At the same time, the gifts are beginning to be reflected
back to the Coquille. SWORP directors recently received
a completely digitized version of the SWORP archives
from the Smith River Rancheria (California), which
worked in conjunction with the Center for Indian
Community Development at Humboldt State University
to make the archives electronically accessible. The
Smith River Rancheria’s gift also included
digital copies of its own archival documents, many
of which complement the SWORP collections.

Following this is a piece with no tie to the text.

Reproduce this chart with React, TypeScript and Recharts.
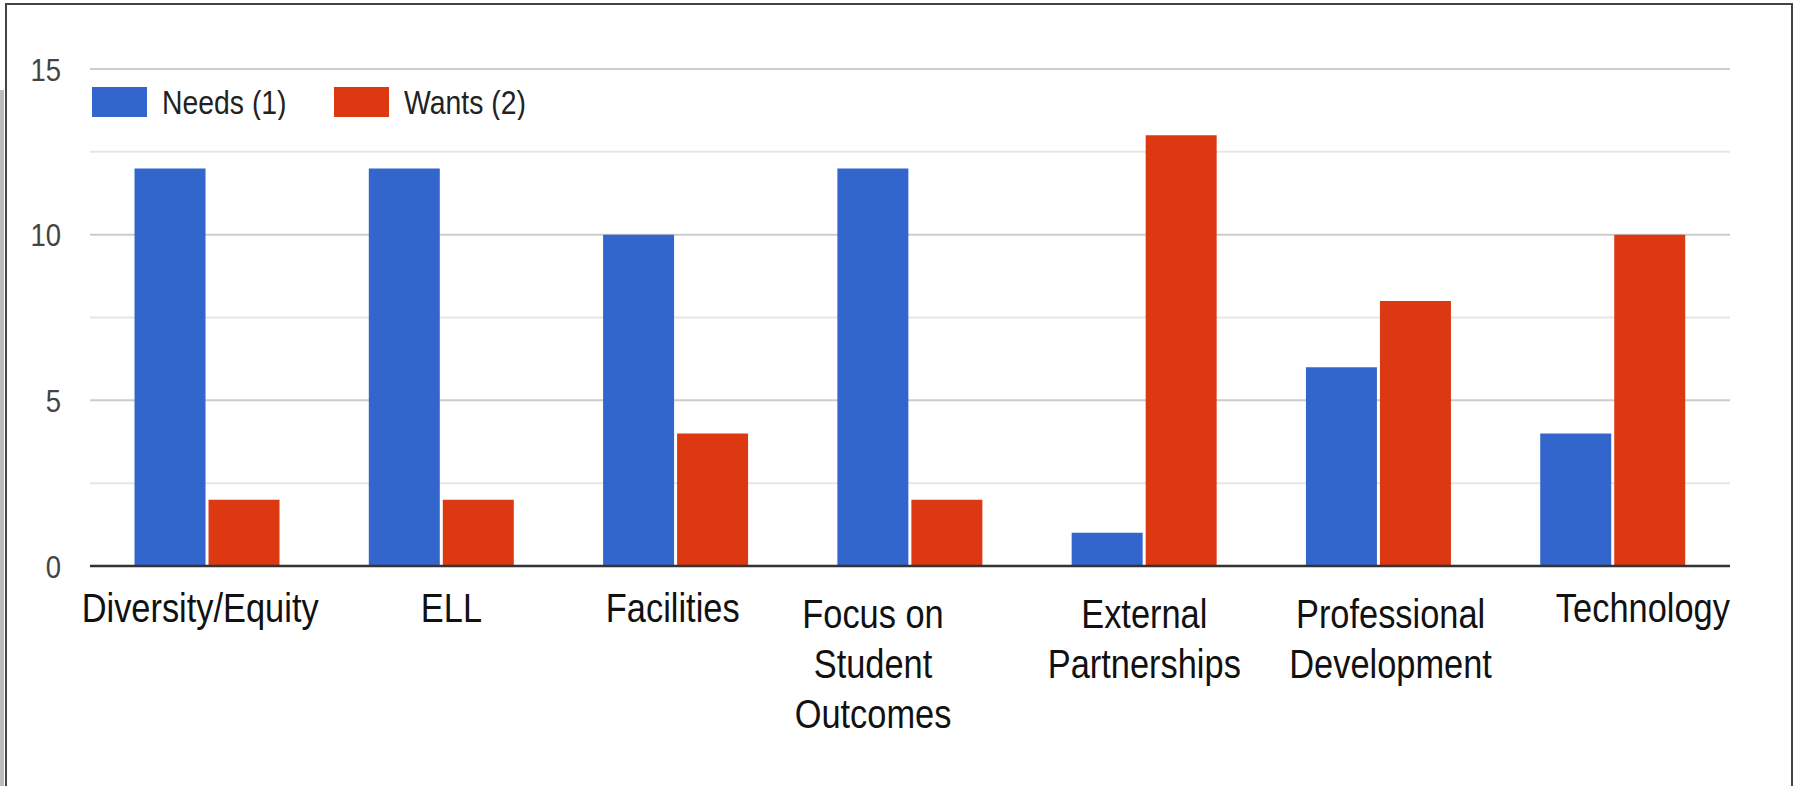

In addition to these successes, SWORP plays a critical
role in improving the Coquille Tribe’s governmental
performance and enhancing the Tribe’s presence
and influence in the region. Using maps from the
SWORP collection, Coquille tribal employees have
developed a mapping system that enables tribal departments
to protect archaeological and cultural sites while
making development decisions. Specifically, they
are now able to determine—at a moment’s
notice—whether sites in question are sacred
or of historical significance. Additionally, in cooperation
with the Coos County Planning Commission, the Coquille
Tribe’s cultural resource managers have added
141 new sites to the county’s inventories—sites
previously not protected by the Oregon State Historical
Preservation Office—and helped the county devise
a buffering system that protects the confidential
location of these sites. Not only does SWORP allow
the Tribe to make more informed development and conservation
decisions, but it also allows the Tribe to assign
appropriate place names. The “Osprey Weir Site” is
now called “Ni-Les-Tun-Tene” on the Coos
County Map of Cultural, Natural, Geologic, and Botanical
Resources. In a recent issue of the Oregon Historical
Quarterly, scholars using SWORP documents were able
to attribute the word “Oregon” to a mispronounced
Cree word describing an oil-laden fish that was traded
throughout the Pacific Northwest.
SWORP is a low-cost, high-benefit, and easily transferable
endeavor that exemplifies and advances tribal self-determination.
Through SWORP, the Coquille have empowered themselves
and other Indian nations in the Northwest by recovering “paper
proof” of their history and culture that complements
the oral traditions and memories of their elders.
This effort has enhanced cultural education, resulted
in valuable institutional partnerships, improved
intertribal relations, rekindled community traditions,
and strengthened the tribal government’s ability
to function as a self-determined sovereign.